Künstler Detlef Bach Was ist TOP an Wuppertal?

Wuppertal · Mein allergrößter Alptraum war bis dato, dass jemand mich fragen würde: „Sagen Sie mal, Herr Bach, was finden Sie TOP an Wuppertal?“

Der Wuppertaler Künstler Detlef Bach in seinem Atelier.

Foto: Bach

Schon im Traum lag ich fiebrig da, denn ich wusste, dass eine Glorifizierung unserer Wupperstadt genauso blöde wäre, wie eine ironisch, intellektuelle Koketterie mit den Mängeln und Schwächen Wuppertals. Frei nach dem Motto: Tja, ich weiß auch nicht, wie ich hierher gekommen bin.“

In meinem Atelier habe ich einmal zu meinem Besuch gesagt, dass es für mich absolut abscheuliche Ecken in unserer Stadt gäbe.
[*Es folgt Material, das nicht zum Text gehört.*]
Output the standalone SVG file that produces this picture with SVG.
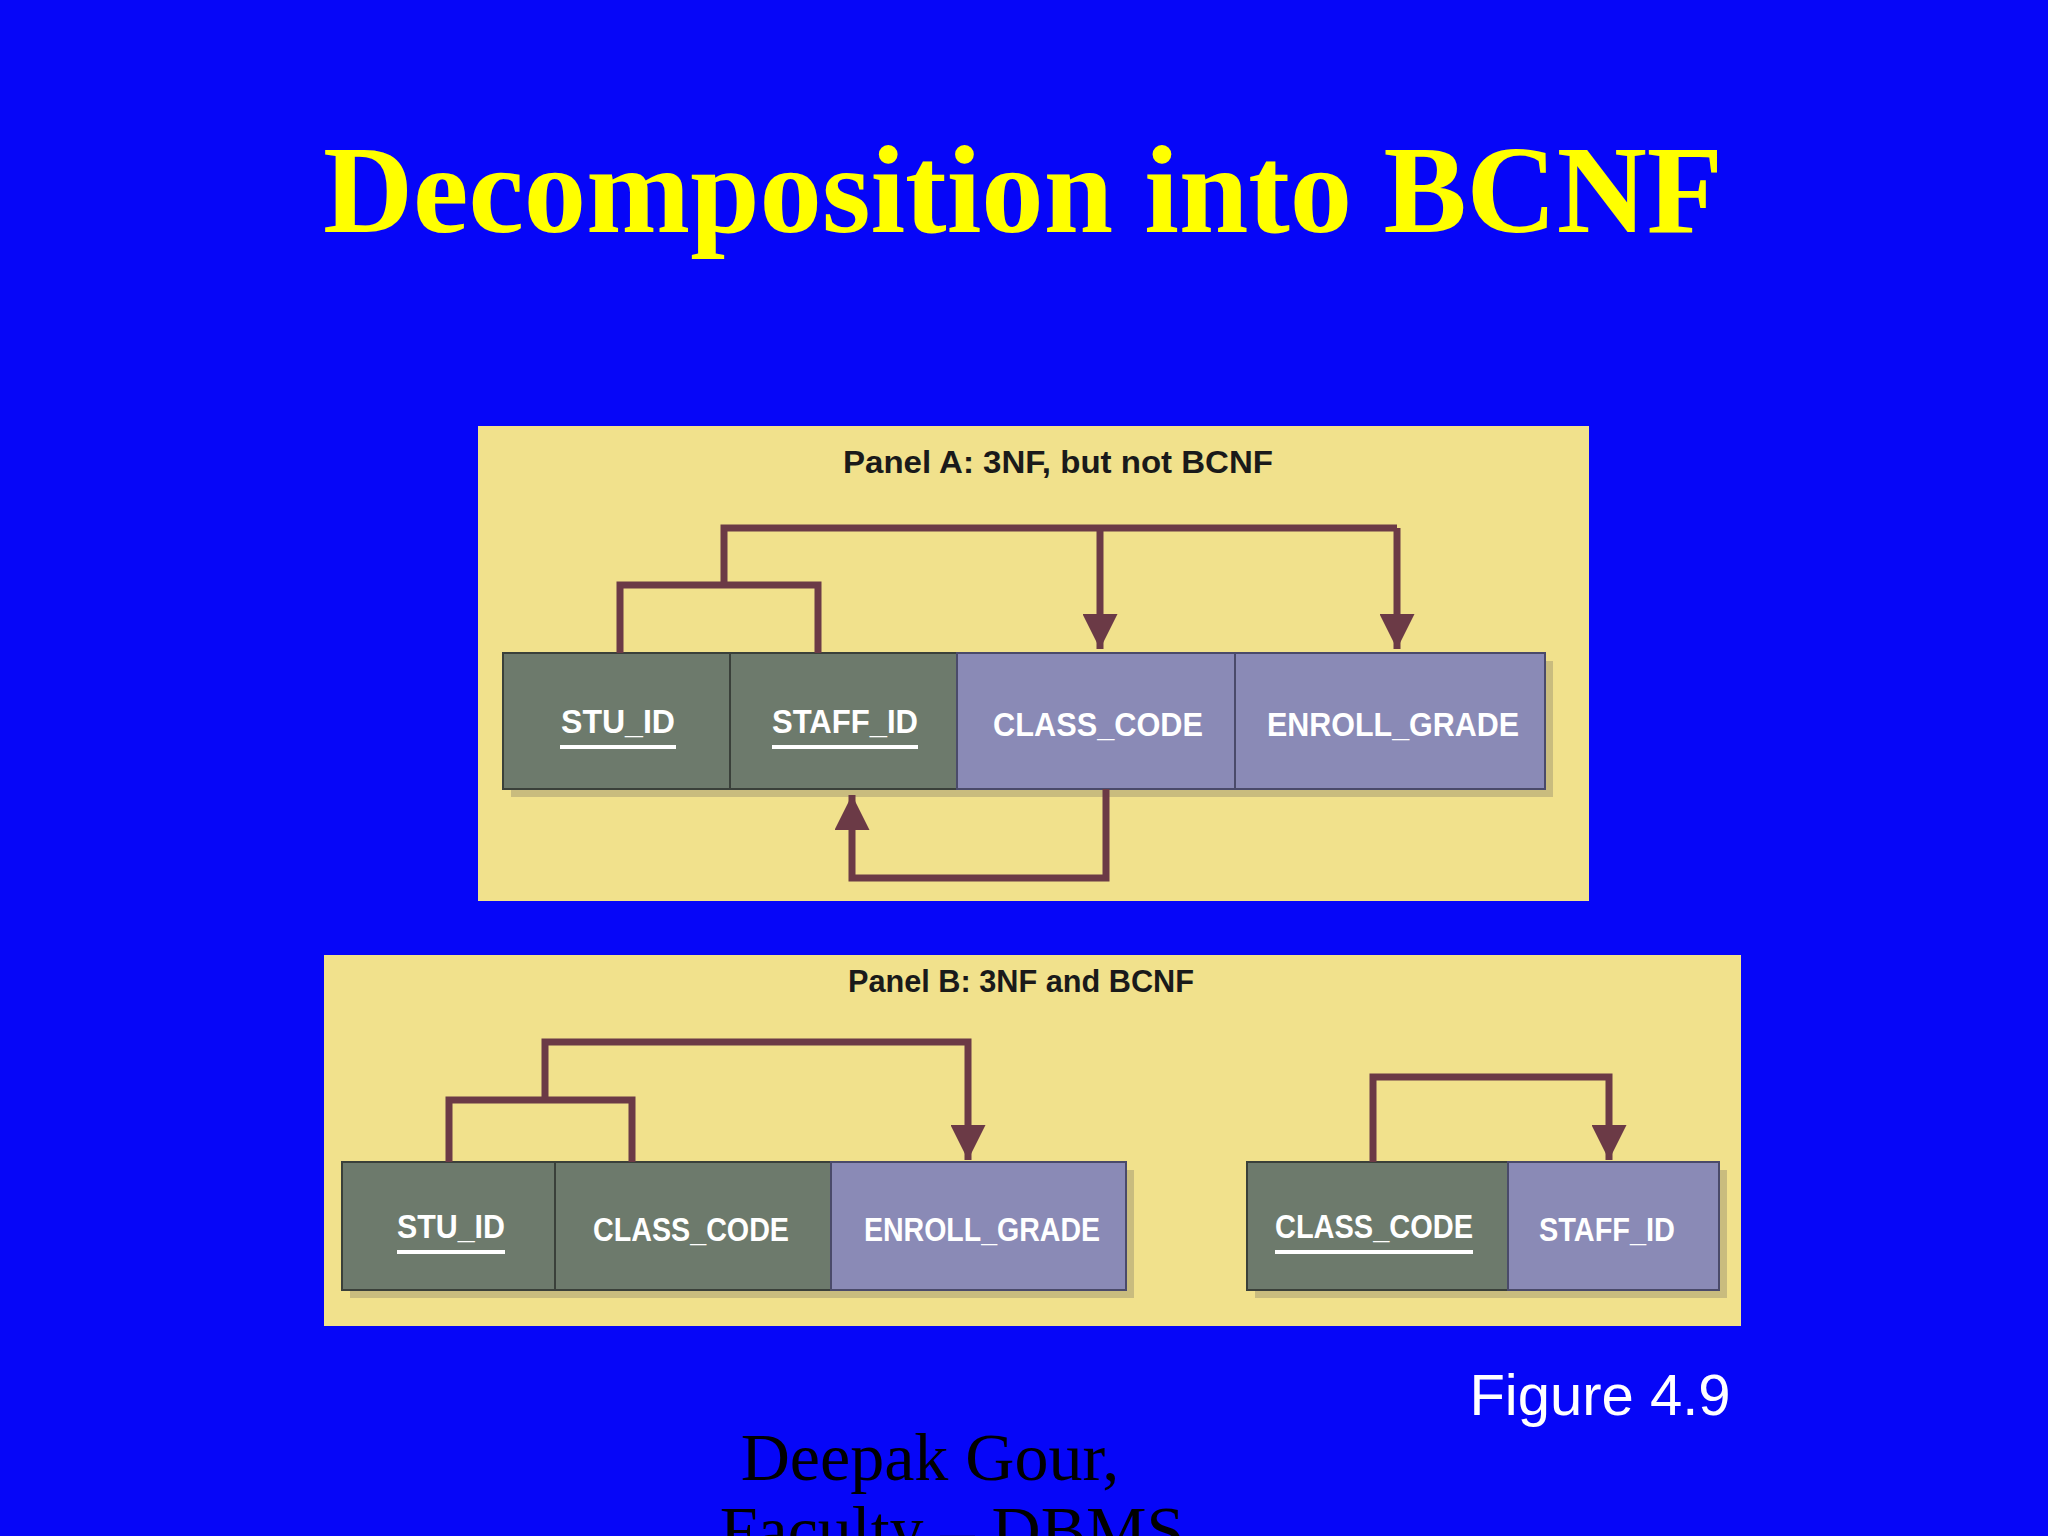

Da bekam ich aber was zu hören! Wie ich denn so etwas sagen könne? „Nun“, erwiderte ich, „ich bemängele doch in einem Café auch den Cappuccino, wenn die Milch schlecht geworden ist.“ Ich glaube übrigens nicht daran, dass es tatsächlich 800 Künstlerinnen und Künstler in unserer Stadt gibt. Mein Zeichenlehrer brachte mir einst bei, dass es 800 Künstlerinnen und Künstler vielleicht weltweit gibt. Dass die alle in Wuppertal wohnen, ist sehr unwahrscheinlich.
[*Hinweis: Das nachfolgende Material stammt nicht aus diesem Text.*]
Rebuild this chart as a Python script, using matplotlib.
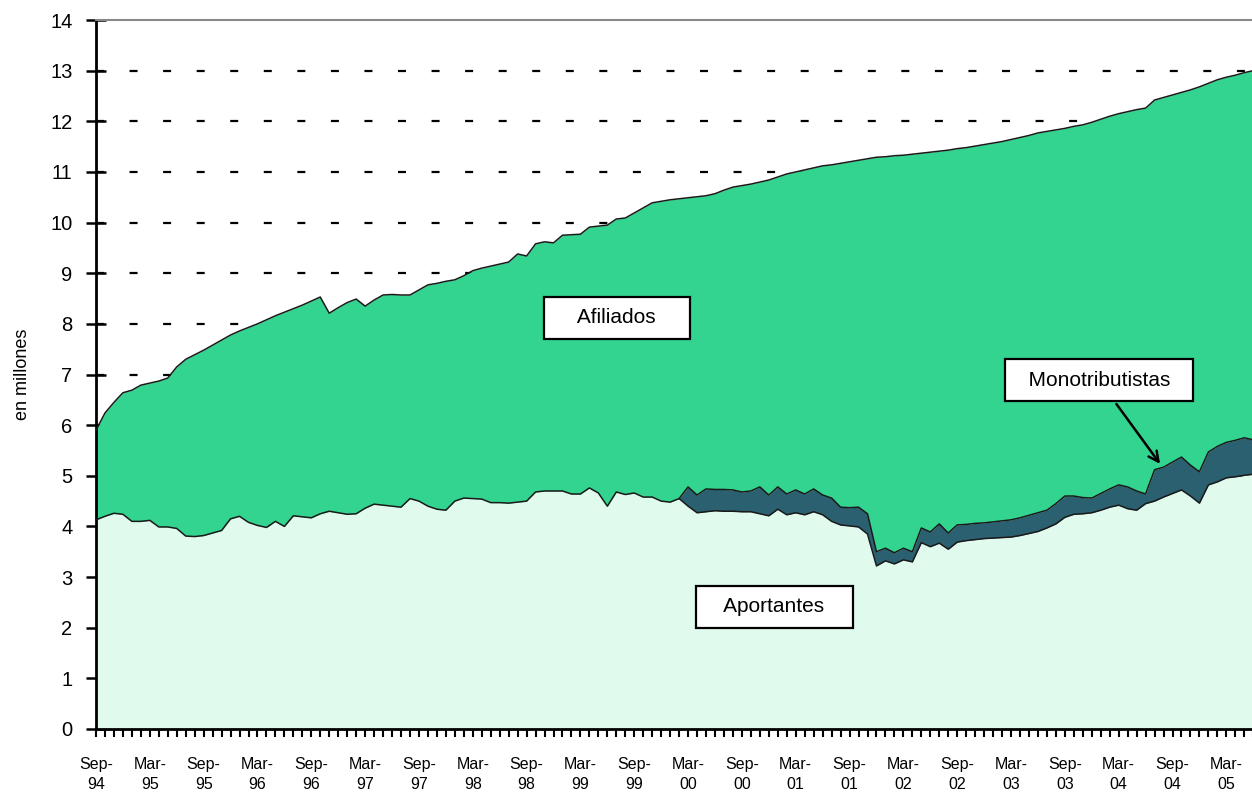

Um diese Aussage auszuhebeln, baut sich schnell das Argument vor mir auf, dass es in Wuppertal doch eine so ungeheuer lebendige Kunstszene gäbe. Was soll ich denn darauf antworten? Das ist absolut super! Denn eine unlebendige Kunstszene ist es, die uns droht, wenn sich unsere ganze Gesellschaft so weiterentwickelt, wie sie sich scheint‘s entwickelt. Wer nur noch mit dem eigenen Überleben beschäftigt ist, mit Bausparverträgen, Aktien, Renditen und Lebensversicherungen, aber nicht mit den Grundlagen irgendeiner Kunst, der kann nie wirklich frei sein, nie wirklich autonom werden.

Zur Autonomie gehört übrigens auch, sich nicht vor eine politische Agenda spannen oder mir als Künstler etwa von Kuratoren oder Kuratorinnen vorschreiben zu lassen, nach welchen Kriterien ich meine Kunst heute noch machen darf, soll oder muss.

Wissen Sie, was TOP ist? „Ich bin am Ziel meines Herzens angelangt“: So beschrieb es Else Lasker-Schüler und fügte dann hinzu: „… aber meine Schultern heben sich, hochmütige Kuppeln.“ Übersetzt heißt das: Ich lebe unglaublich gerne in Wuppertal. Aber ich hebe ab und an die Schultern oder zucke mit den Augenbrauen, verziehe gar das ganze Gesicht, wenn mir hier etwas missfällt. Das hat Wuppertal verdient, denn ich nehme diese Stadt tatsächlich ernst.